Total nodes contributed by the seed: 11 sectors + ≈47 sub-sectors + 7 regimes + 54 indicators + 100 companies ≈ 220 nodes. Edges: 100 BELONGS_TO + ≈47 CHILD_OF + 2 CO_ACTIVE_WITH + 68 sector-map ≈ 220 edges. We expect the seed to consume <0.5% of the AuraDB Free 200 k/400 k caps, leaving room for ingested time-series fact nodes, events, and documents in later phases.

Consequences

  • Adding a new indicator is a one-line YAML change, plus any sector_maps rows that reference it. PR review is the validation surface.
  • Renaming an indicator ID requires a coordinated change across indicators.yaml and every sector_maps row that references it. The validator catches stale references; we do not yet have a renamer.
  • Sector scope is intentionally limited to seven sectors in sector_maps.yaml. Adding the remaining four (Materials, Consumer Staples, Utilities, Real Estate) is a Phase-2 follow-up and tracked as a TODO.
  • The seed is stateful in the loader's sense, not the schema's sense.
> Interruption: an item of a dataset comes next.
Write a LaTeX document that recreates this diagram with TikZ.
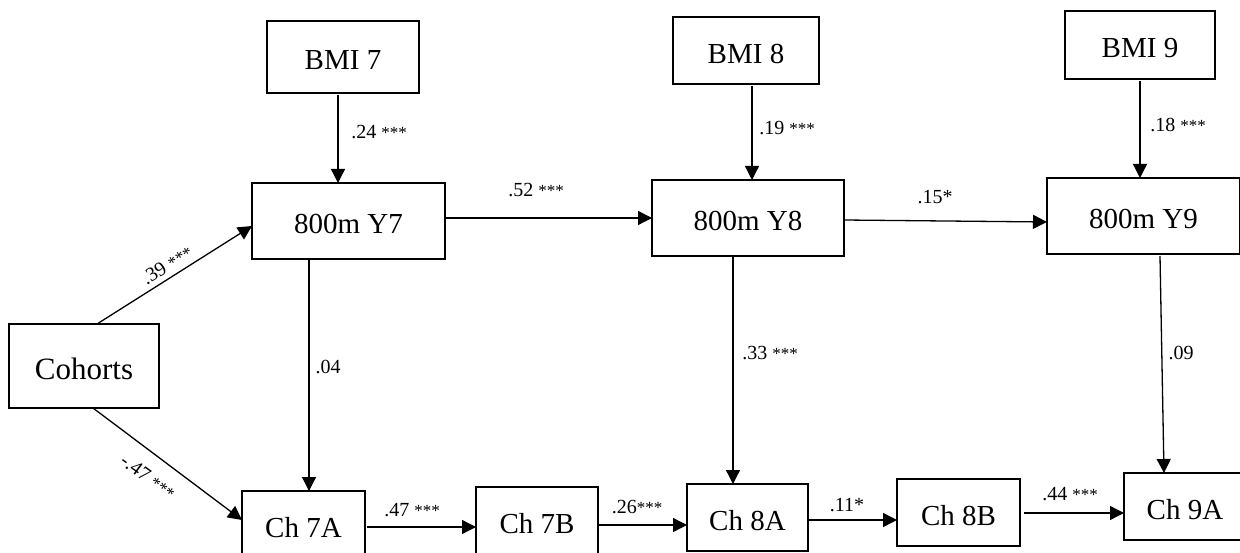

Deleting a row from a seed file does not delete the corresponding node from Neo4j on the next seed apply — MERGE only adds. Removing entities requires a one-shot deletion script, which we will write only when needed.

Open questions deferred

  • Whether to extend gics_sectors.yaml to the full GICS taxonomy (~150 sub-industries). For now we only seed the levels that something else references.
  • Whether the S&P 100 list should be auto-refreshed against current OEX membership via a scheduled workflow. Yes eventually; out of scope for Phase 1.
  • Sub-industry assignment per ticker. Currently flat to top-level sector; per-company sub-industry can be enriched from EDGAR's sicDescription field at ingest time.